Bank of Garfield v. Clark

Decision Date17 October 1912
Citation76 S.E. 95,138 Ga. 798
PartiesBANK OF GARFIELD v. CLARK et al.
CourtGeorgia Supreme Court

Syllabus by the Court.

Where on the back of a deed to a corporation, there was entered a transfer of such deed and the property described therein signed in the name of the company, its president, and its "G. M.," secretary, and treasurer, and after the name of each appeared "[L. S.]," but there was no reference in the body of the transfer to a seal, and this instrument was attested like a deed, and recorded, in a case where the authority of the officers to make such transfer was involved, it was not admissible as prima facie importing authority.

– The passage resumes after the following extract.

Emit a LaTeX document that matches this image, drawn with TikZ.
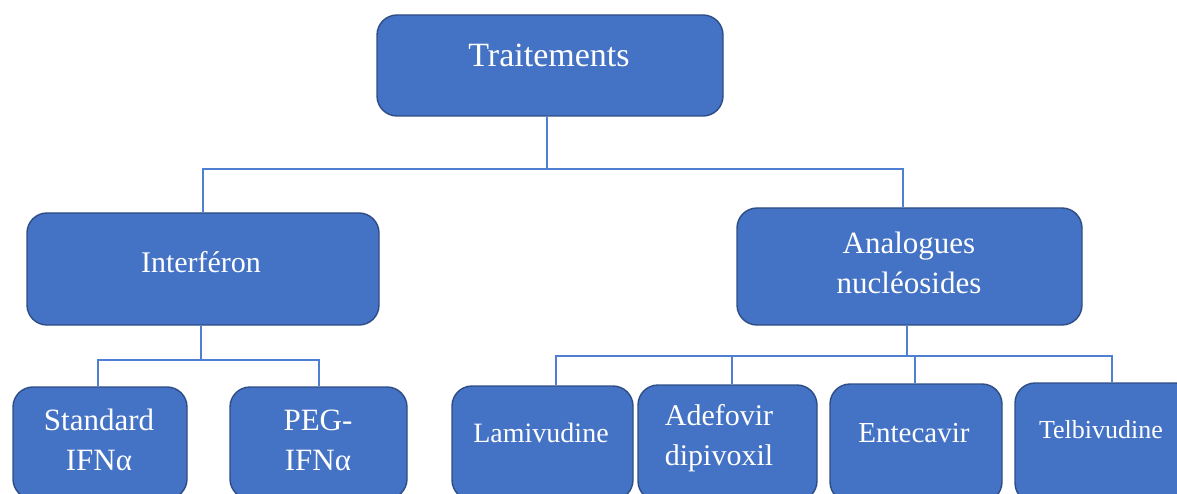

If officers of a corporation executed, even though without previous authority, a transfer of title to land belonging to it, and thereby procured a loan, which was subsequently renewed on the same security, the corporation could not retain the fruits of the transfer, and at the same time successfully defend against it as being unauthorized.

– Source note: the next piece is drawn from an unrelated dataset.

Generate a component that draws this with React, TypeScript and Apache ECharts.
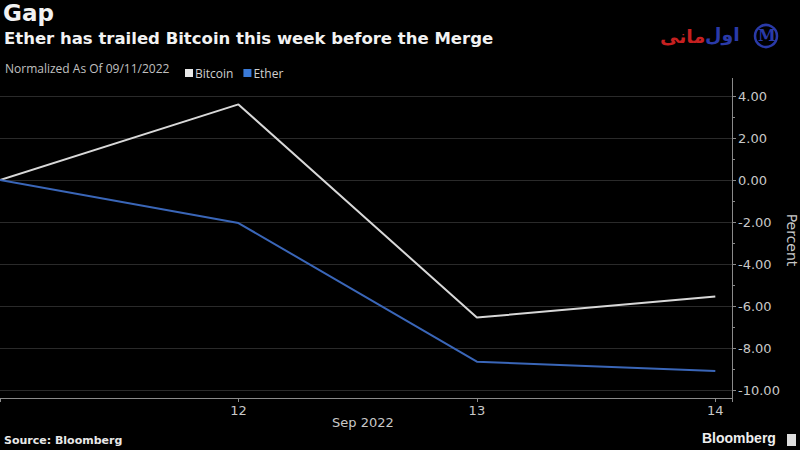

If subsequently to the making of such transfer and the obtaining of money by means thereof, a mortgage was made by the corporation to stockholders and directors thereof to secure them against loss by reason of having indorsed its paper they taking with notice of the facts, and with a recital in the mortgage that it was a second lien, they would be in no better position to contest the validity of the transfer than the corporation itself.

It was error to reject evidence tending to show that money was obtained for the corporation by means of the transfer, and was used for its benefit with the knowledge of the directors on the ground that such "transfer would not be valid unless it was executed by the authority of some by-law, or under the charter, directly or indirectly, or by some resolution duly passed."

In connection with the evidence touching the making of the transfer, the securing of money thereon, and its use for the benefit of the corporation, and the knowledge of the stockholders and directors and the recital in the mortgage taken by them, it was error to reject such transfer from evidence.

The assets of the corporation having been placed in the hands of a receiver, and, on his application and by agreement, an order having been passed for a sale of the real estate free from incumbrances, leaving questions of priority for subsequent determination, a statement, in the application of the receiver for leave to sell, and that the transferee held the title to the land as security, was not admissible to prove that fact as against stockholders and creditors contesting the validity of the transfer.

Ordinarily the minutes of a corporation show the formal actions of its directors and stockholders; and before parol evidence thereof can be introduced, they should be produced or accounted for. If such action was taken, but not entered on the minutes, this should be shown.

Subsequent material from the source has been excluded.